Voodoo Child (Slight Return) – This is a great way to end an album. Just when you thought All Along the Watchtower would be hard to match, Hendrix came up with this. Unlike the blues jam of Voodoo Chile, this one is a much faster-paced reprise that featured just the Experience. The wah-wah drenched intro is iconic. Like All Along the Watchtower, the soloing is panned all over the place and it too bounces around your head. Stevie Ray Vaughan had the balls to cover this on Couldn’t Stand the Weather and did a masterful job doing so.
How could Hendrix possibly top Electric Ladyland? He couldn’t – this was the artistic peak. After the tour to support this album, the Jimi Hendrix Experience broke up. His next outing would be Band of Gypsys, a live LP recorded New Year’s Eve 1969 over which he had no artistic control due a contract dispute with another producer and another record label.
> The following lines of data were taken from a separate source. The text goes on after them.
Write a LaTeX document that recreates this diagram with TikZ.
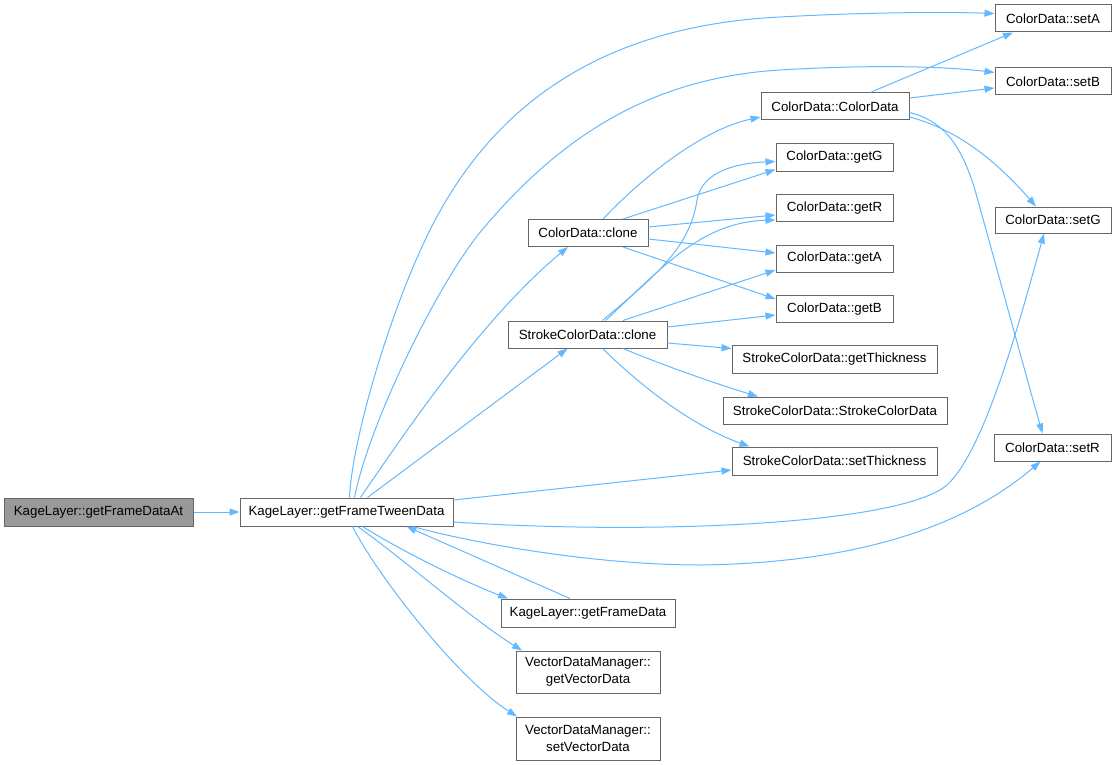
\documentclass[tikz,border=0pt]{standalone}
\usepackage{fontspec}
\setmainfont{Liberation Sans}
\usetikzlibrary{arrows.meta}
\definecolor{edgeblue}{RGB}{99,184,255}
\definecolor{boxline}{RGB}{102,102,102}
\definecolor{rootfill}{RGB}{153,153,153}
\tikzset{
  fn/.style={draw=boxline,fill=white,line width=1pt,inner sep=0pt,minimum height=27pt,
    align=center,font=\fontsize{13.3}{17}\selectfont},
  rootfn/.style={fn,fill=rootfill},
  call/.style={draw=edgeblue,line width=1pt,-{Triangle[length=10pt,width=7pt]}}
}
\begin{document}
\begin{tikzpicture}[x=1pt,y=-1pt]
	\useasboundingbox (0,0) rectangle (1116,765);
	\node[rootfn,minimum width=189pt,minimum height=28pt] (frameat) at (98.5,512) {KageLayer::getFrameDataAt};
	\node[fn,minimum width=213pt,minimum height=28pt] (tween) at (346.5,512) {KageLayer::getFrameTweenData};
	\node[fn,minimum width=120pt] (cclone) at (588,233) {ColorData::clone};
	\node[fn,minimum width=159pt] (sclone) at (587.5,334.5) {StrokeColorData::clone};
	\node[fn,minimum width=174pt,minimum height=28pt] (framedata) at (588,613) {KageLayer::getFrameData};
	\node[fn,minimum width=144pt,minimum height=42pt] (getvec) at (588,672) {VectorDataManager::\\getVectorData};
	\node[fn,minimum width=144pt,minimum height=43pt] (setvec) at (588,738.5) {VectorDataManager::\\setVectorData};
	\node[fn,minimum width=148pt] (cdctor) at (835,106.5) {ColorData::ColorData};
	\node[fn,minimum width=117pt] (getg) at (834.5,157.5) {ColorData::getG};
	\node[fn,minimum width=117pt] (getr) at (834.5,208) {ColorData::getR};
	\node[fn,minimum width=117pt] (geta) at (834.5,258.5) {ColorData::getA};
	\node[fn,minimum width=117pt] (getb) at (834.5,309) {ColorData::getB};
	\node[fn,minimum width=205pt,minimum height=28pt] (getthick) at (834.5,359.5) {StrokeColorData::getThickness};
	\node[fn,minimum width=224pt] (sctor) at (835,410.5) {StrokeColorData::StrokeColorData};
	\node[fn,minimum width=205pt,minimum height=28pt] (setthick) at (834.5,461) {StrokeColorData::setThickness};
	\node[fn,minimum width=116pt] (seta) at (1053,18.5) {ColorData::setA};
	\node[fn,minimum width=116pt] (setb) at (1053,81.5) {ColorData::setB};
	\node[fn,minimum width=116pt,minimum height=26pt] (setg) at (1053,220) {ColorData::setG};
	\node[fn,minimum width=117pt] (setr) at (1052.5,447.5) {ColorData::setR};
	\draw[call] (frameat)--(tween);
	\draw[call] ([xshift=3pt]tween.north) .. controls (352,440) and (390,310) .. (430,230)
		.. controls (500,90) and (620,25) .. (780,17) .. controls (870,12) and (950,12) .. ([yshift=5pt]seta.west);
	\draw[call] ([xshift=8pt]tween.north) .. controls (370,420) and (440,280) .. (482,230)
		.. controls (560,137) and (650,78) .. (780,70) .. controls (880,64) and (950,67) .. ([yshift=9pt]setb.west);
	\draw[call] ([xshift=14pt]tween.north) .. controls (400,440) and (480,320) .. ([xshift=-20pt]cclone.south);
	\draw[call] ([xshift=21pt]tween.north)--([xshift=-20pt]sclone.south);
	\draw[call] ([yshift=12pt]tween.east)--([yshift=-9pt]setthick.west);
	\draw[call] ([yshift=-10pt]tween.east) .. controls (650,535) and (900,525) .. (947,485)
		.. controls (985,450) and (1020,320) .. ([xshift=-9pt]setg.south);
	\draw[call] ([xshift=66pt]tween.south) .. controls (480,545) and (600,565) .. (700,565)
		.. controls (850,563) and (960,530) .. ([xshift=-12pt]setr.south);
	\draw[call] ([xshift=16pt]tween.south) .. controls (400,550) and (460,580) .. ([xshift=-80pt]framedata.north);
	\draw[call] ([xshift=-18pt]framedata.north)--([xshift=60pt]tween.south);
	\draw[call] ([xshift=11pt]tween.south) .. controls (400,556) and (470,618) .. ([xshift=-66pt]getvec.north);
	\draw[call] ([xshift=6pt]tween.south) .. controls (380,580) and (460,680) .. ([xshift=-71pt]setvec.north);
	\draw[call] ([xshift=15pt]cclone.north) .. controls (640,180) and (700,130) .. ([yshift=-10.5pt]cdctor.west);
	\draw[call] ([xshift=35pt]cclone.north)--([yshift=-12pt]getg.west);
	\draw[call] ([yshift=6pt]cclone.east)--([yshift=-7pt]getr.west);
	\draw[call] ([yshift=-6pt]cclone.east)--([yshift=5.5pt]geta.west);
	\draw[call] ([xshift=35pt]cclone.south)--([yshift=10pt]getb.west);
	\draw[call] ([xshift=15pt]sclone.north) .. controls (650,280) and (690,250) .. (697,200)
		.. controls (702,170) and (740,163) .. ([yshift=-4pt]getg.west);
	\draw[call] ([xshift=18pt]sclone.north) .. controls (660,270) and (700,222) .. ([yshift=-12pt]getr.west);
	\draw[call] ([xshift=35.5pt]sclone.north)--([yshift=-11.5pt]geta.west);
	\draw[call] ([yshift=7.5pt]sclone.east)--([yshift=-6pt]getb.west);
	\draw[call] ([yshift=-8.5pt]sclone.east)--([yshift=11pt]getthick.west);
	\draw[call] ([xshift=35.5pt]sclone.south) .. controls (670,368) and (720,385) .. ([xshift=-77pt]sctor.north);
	\draw[call] ([xshift=15pt]sclone.south) .. controls (640,385) and (690,425) .. ([xshift=-85pt]setthick.north);
	\draw[call] ([xshift=35pt]cdctor.north)--([xshift=-40pt]seta.south);
	\draw[call] ([yshift=8.5pt]cdctor.east)--([yshift=-6.5pt]setb.west);
	\draw[call] ([yshift=-10.5pt]cdctor.east) .. controls (960,130) and (1000,165) .. ([xshift=-17pt]setg.north);
	\draw[call] ([yshift=-6pt]cdctor.east) .. controls (940,120) and (960,140) .. (975,190)
		.. controls (1000,280) and (1030,390) .. ([xshift=-10pt]setr.north);
\end{tikzpicture}
\end{document}
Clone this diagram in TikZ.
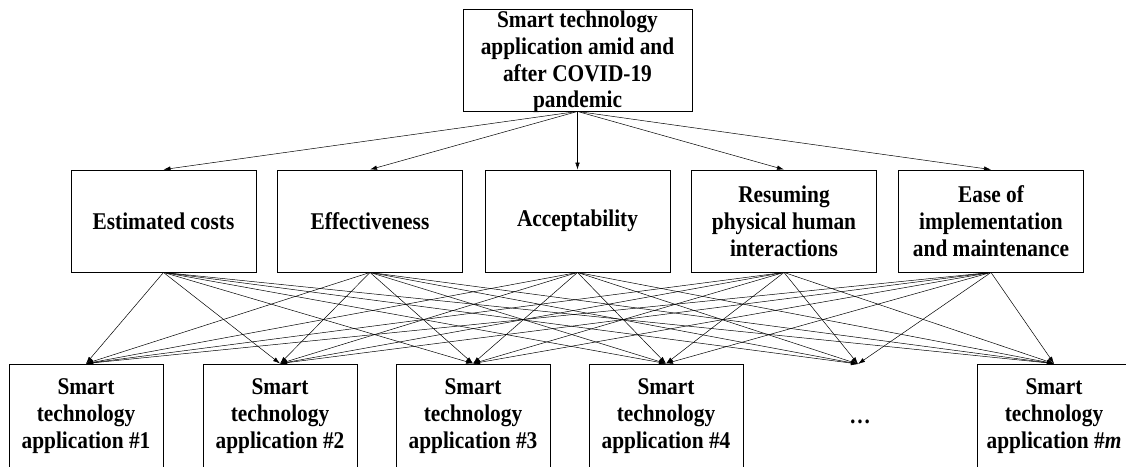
\documentclass[tikz,border=0pt]{standalone}
\usepackage{fontspec}
\setmainfont{Liberation Serif}[FakeStretch=0.89]
\usetikzlibrary{arrows.meta}
\begin{document}
\begin{tikzpicture}[x=1pt,y=-1pt,
  txt/.style={font=\fontsize{24}{26.8}\selectfont\bfseries,align=center,inner sep=0pt},
  box/.style={txt,draw,line width=0.9pt},
  mid/.style={box,minimum width=185pt,minimum height=102pt},
  app/.style={box,minimum width=154pt,minimum height=104pt},
  conn/.style={line width=0.5pt,-{Latex[length=7pt,width=4.5pt]}}]
\useasboundingbox (0,0) rectangle (1126,466);
\clip (0,0) rectangle (1126,466);
% top
\node[box,minimum width=229pt,minimum height=102pt] (top) at (577.5,60) {};
\node[txt] (toptext) at (577.5,62) {Smart technology\\application amid and\\after COVID-19\\pandemic};
% criteria
\node[mid] (c1) at (163.5,221) {Estimated costs};
\node[mid] (c2) at (370,221) {Effectiveness};
\node[mid] (c3) at (577.5,221) {Acceptability};
\node[mid] (c4) at (784,221) {Resuming\\physical human\\interactions};
\node[mid] (c5) at (991,221) {Ease of\\implementation\\and maintenance};
% alternatives
\node[app] (a1) at (86,416) {Smart\\technology\\application \#1};
\node[app] (a2) at (280,416) {Smart\\technology\\application \#2};
\node[app] (a3) at (473,416) {Smart\\technology\\application \#3};
\node[app] (a4) at (666,416) {Smart\\technology\\application \#4};
\node[txt] (dots) at (860,422) {…};
\coordinate (dt) at (858,364);
\node[app] (am) at (1054,416) {Smart\\technology\\application \#\textit{m}};
% connectors
\foreach \c in {c1,c2,c3,c4,c5}{
  \draw[conn] (top.south) -- (\c.north);
  \foreach \a in {a1,a2,a3,a4,am}{
    \draw[conn] (\c.south) -- (\a.north);
  }
  \draw[conn] (\c.south) -- (dt);
}
\end{tikzpicture}
\end{document}
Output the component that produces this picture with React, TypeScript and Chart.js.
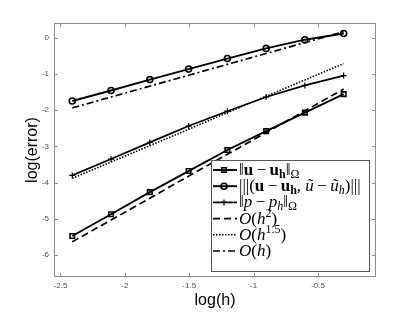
import React, { useEffect, useRef } from "react";
import { Chart, registerables } from "chart.js";

Chart.register(...registerables);

// ---- data ----
const logH = [-2.408, -2.107, -1.806, -1.505, -1.204, -0.903, -0.602, -0.301];
const errVelocity = [-5.47, -4.87, -4.26, -3.68, -3.1, -2.58, -2.07, -1.56];
const errEnergy = [-1.75, -1.46, -1.16, -0.87, -0.58, -0.3, -0.06, 0.11];
const errPressure = [-3.8, -3.35, -2.89, -2.44, -2.03, -1.64, -1.32, -1.05];
const refH2 = [-5.63, -5.03, -4.43, -3.82, -3.22, -2.62, -2.02, -1.42];
const refH15 = [-3.88, -3.43, -2.98, -2.53, -2.07, -1.62, -1.17, -0.72];
const refH1 = [-1.94, -1.64, -1.34, -1.04, -0.74, -0.44, -0.14, 0.16];
const xTicks = [-2.5, -2, -1.5, -1, -0.5];
const yTicks = [0, -1, -2, -3, -4, -5, -6];
const xTitle = "log(h)";
const yTitle = "log(error)";

// legend labels as styled segments: n normal, i italic, b bold, *s subscript, sup superscript
const legendLabels: [string, string][][] = [
  [["‖", "n"], ["u", "b"], ["\u2009−\u2009", "n"], ["u", "b"], ["h", "bs"], ["‖", "n"], ["Ω", "ns"]],
  [["|||(", "n"], ["u", "b"], ["\u2009−\u2009", "n"], ["u", "b"], ["h", "bs"], [", ", "n"], ["ũ", "i"], ["\u2009−\u2009", "n"], ["ũ", "i"], ["h", "is"], [")|||", "n"]],
  [["‖", "n"], ["p", "i"], ["\u2009−\u2009", "n"], ["p", "i"], ["h", "is"], ["‖", "n"], ["Ω", "ns"]],
  [["O", "i"], ["(", "n"], ["h", "i"], ["2", "sup"], [")", "n"]],
  [["O", "i"], ["(", "n"], ["h", "i"], ["1.5", "sup"], [")", "n"]],
  [["O", "i"], ["(", "n"], ["h", "i"], [")", "n"]],
];

const SERIF = '"Liberation Serif", "DejaVu Serif", serif';
const SANS = '"Liberation Sans", Arial, Helvetica, sans-serif';

function drawMarker(ctx: CanvasRenderingContext2D, style: string, r: number, x: number, y: number, lw: number) {
  ctx.save();
  ctx.setLineDash([]);
  ctx.lineWidth = lw;
  ctx.strokeStyle = "#000";
  ctx.beginPath();
  if (style === "rect") {
    const s = r * Math.SQRT1_2;
    ctx.rect(x - s, y - s, 2 * s, 2 * s);
  } else if (style === "circle") {
    ctx.arc(x, y, r, 0, Math.PI * 2);
  } else if (style === "cross") {
    ctx.moveTo(x - r, y);
    ctx.lineTo(x + r, y);
    ctx.moveTo(x, y - r);
    ctx.lineTo(x, y + r);
  }
  ctx.stroke();
  ctx.restore();
}

const framePlugin = {
  id: "frameTicks",
  afterDatasetsDraw(chart: any) {
    const { ctx, chartArea: ca, scales } = chart;
    ctx.save();
    ctx.strokeStyle = "#8c8c8c";
    ctx.lineWidth = 1;
    ctx.setLineDash([]);
    ctx.strokeRect(ca.left + 0.5, ca.top + 0.5, ca.right - ca.left - 1, ca.bottom - ca.top - 1);
    const tl = 4;
    ctx.beginPath();
    for (const v of xTicks) {
      const px = Math.round(scales.x.getPixelForValue(v)) + 0.5;
      ctx.moveTo(px, ca.bottom);
      ctx.lineTo(px, ca.bottom - tl);
      ctx.moveTo(px, ca.top);
      ctx.lineTo(px, ca.top + tl);
    }
    for (const v of yTicks) {
      const py = Math.round(scales.y.getPixelForValue(v)) + 0.5;
      ctx.moveTo(ca.left, py);
      ctx.lineTo(ca.left + tl, py);
      ctx.moveTo(ca.right, py);
      ctx.lineTo(ca.right - tl, py);
    }
    ctx.stroke();
    ctx.restore();
  },
};

const legendPlugin = {
  id: "mathLegend",
  afterDraw(chart: any) {
    const { ctx, chartArea: ca } = chart;
    const boxW = 158;
    const boxH = 111;
    const bx = ca.right - 7 - boxW;
    const by = ca.bottom - 6 - boxH;
    ctx.save();
    ctx.fillStyle = "#fff";
    ctx.fillRect(bx, by, boxW, boxH);
    ctx.strokeStyle = "#555";
    ctx.lineWidth = 1;
    ctx.strokeRect(bx + 0.5, by + 0.5, boxW, boxH);
    chart.data.datasets.forEach((ds: any, i: number) => {
      const y = by + 10 + i * 16.2;
      ctx.save();
      ctx.beginPath();
      ctx.setLineDash(ds.borderDash || []);
      ctx.lineWidth = ds.borderWidth;
      ctx.strokeStyle = "#000";
      ctx.moveTo(bx + 2, y);
      ctx.lineTo(bx + 26, y);
      ctx.stroke();
      ctx.restore();
      if (ds.pointRadius > 0) drawMarker(ctx, ds.pointStyle, ds.pointRadius, bx + 13, y, ds.pointBorderWidth);
      let x = bx + 28;
      const base = y + 5;
      ctx.fillStyle = "#000";
      ctx.textBaseline = "alphabetic";
      ctx.textAlign = "left";
      for (const [t, st] of legendLabels[i]) {
        let font = `17px ${SERIF}`;
        let yy = base;
        if (st === "i") font = `italic 17px ${SERIF}`;
        else if (st === "b") font = `bold 17px ${SERIF}`;
        else if (st === "ns") { font = `12px ${SERIF}`; yy = base + 3; }
        else if (st === "is") { font = `italic 12px ${SERIF}`; yy = base + 3; }
        else if (st === "bs") { font = `bold 12px ${SERIF}`; yy = base + 3; }
        else if (st === "sup") { font = `12px ${SERIF}`; yy = base - 6.5; }
        ctx.font = font;
        ctx.fillText(t, x, yy);
        x += ctx.measureText(t).width;
      }
    });
    ctx.restore();
  },
};

export default function App() {
  const ref = useRef<HTMLCanvasElement | null>(null);
  useEffect(() => {
    if (!ref.current) return;
    const mk = (arr: number[]) => logH.map((x, i) => ({ x, y: arr[i] }));
    const chart = new Chart(ref.current, {
      type: "line",
      data: {
        datasets: [
          { data: mk(errVelocity), borderColor: "#000", borderWidth: 1.9, pointStyle: "rect", pointRadius: 3.2, pointBorderWidth: 1.6, pointBorderColor: "#000", pointBackgroundColor: "rgba(0,0,0,0)", borderDash: [] },
          { data: mk(errEnergy), borderColor: "#000", borderWidth: 1.9, pointStyle: "circle", pointRadius: 3, pointBorderWidth: 1.6, pointBorderColor: "#000", pointBackgroundColor: "rgba(0,0,0,0)", borderDash: [] },
          { data: mk(errPressure), borderColor: "#000", borderWidth: 1.7, pointStyle: "cross", pointRadius: 3, pointBorderWidth: 1.2, pointBorderColor: "#000", borderDash: [] },
          { data: mk(refH2), borderColor: "#000", borderWidth: 1.7, pointRadius: 0, borderDash: [7, 4] },
          { data: mk(refH15), borderColor: "#000", borderWidth: 1.6, pointRadius: 0, borderDash: [1.5, 1.5] },
          { data: mk(refH1), borderColor: "#000", borderWidth: 1.7, pointRadius: 0, borderDash: [7, 3, 2, 3] },
        ] as any,
      },
      options: {
        responsive: false,
        animation: false,
        devicePixelRatio: 1,
        layout: { padding: { left: 0, right: 39, top: 23, bottom: 0 } },
        plugins: { legend: { display: false }, tooltip: { enabled: false } },
        elements: { line: { tension: 0 } },
        scales: {
          x: {
            type: "linear",
            min: -2.55,
            max: -0.05,
            afterBuildTicks: (s: any) => { s.ticks = xTicks.map((v) => ({ value: v })); },
            afterFit: (s: any) => { s.height = 35; },
            grid: { display: false, drawTicks: false },
            border: { display: false },
            ticks: { autoSkip: false, maxRotation: 0, padding: 4, color: "#4d4d4d", font: { size: 8, family: SANS }, callback: (v: any) => String(v) },
            title: { display: true, text: xTitle, color: "#000", font: { size: 16, family: SANS }, padding: { top: 0, bottom: 2 } },
          },
          y: {
            type: "linear",
            min: -6.6,
            max: 0.4,
            afterBuildTicks: (s: any) => { s.ticks = yTicks.map((v) => ({ value: v })); },
            afterFit: (s: any) => { s.width = 54; },
            grid: { display: false, drawTicks: false },
            border: { display: false },
            ticks: { autoSkip: false, padding: 5, color: "#4d4d4d", font: { size: 8, family: SANS }, callback: (v: any) => String(v) },
            title: { display: true, text: yTitle, color: "#000", font: { size: 16, family: SANS }, padding: { top: 23, bottom: 0 } },
          },
        },
      } as any,
      plugins: [framePlugin, legendPlugin],
    });
    return () => chart.destroy();
  }, []);
  return (
    <div style={{ position: "absolute", left: 0, top: 0, width: 415, height: 312, background: "#fff" }}>
      <canvas ref={ref} width={415} height={312} style={{ display: "block", width: 415, height: 312 }} />
    </div>
  );
}
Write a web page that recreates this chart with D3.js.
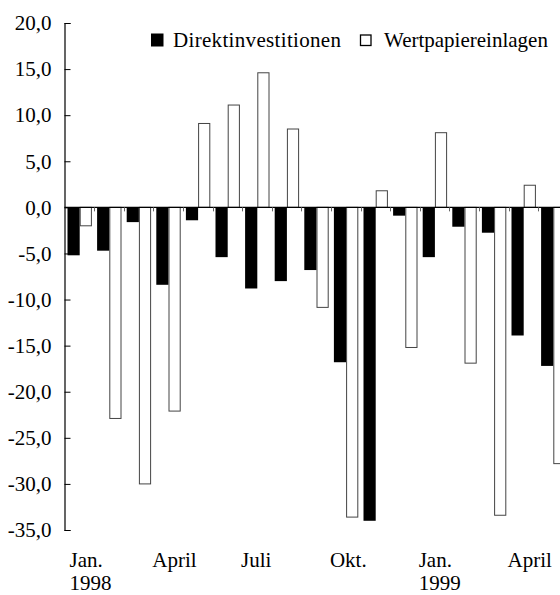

Jimi fought and beat a drug rap in Toronto, he began construction of his new studio in New York [Electric Lady Studios], and he had to gig like mad to finance both the new studio and his drug trial. That didn’t leave a whole lot of time for creating another studio album. Jimi’s studio follow-up to Electric Ladyland, The First Rays of the New Rising Sun, was a work-in-progress at the time of his death. Some of those songs [Freedom, Drifting, Ezy Ryder, Room Full of Mirrors, Bleeding Heart] indicated he was working on a pretty strong follow-up, but since he wasn’t around to finish it we’ll never know if was a true continuation of Jimi Hendrix’s vision.
Electric Ladyland is a must-have for any serious music freak. It is one my “desert island” discs. This album cemented Jimi Hendrix’s place at the forefront of rock guitar playing. Forty four years after its release, guitar heroes of today are still trying to catch up.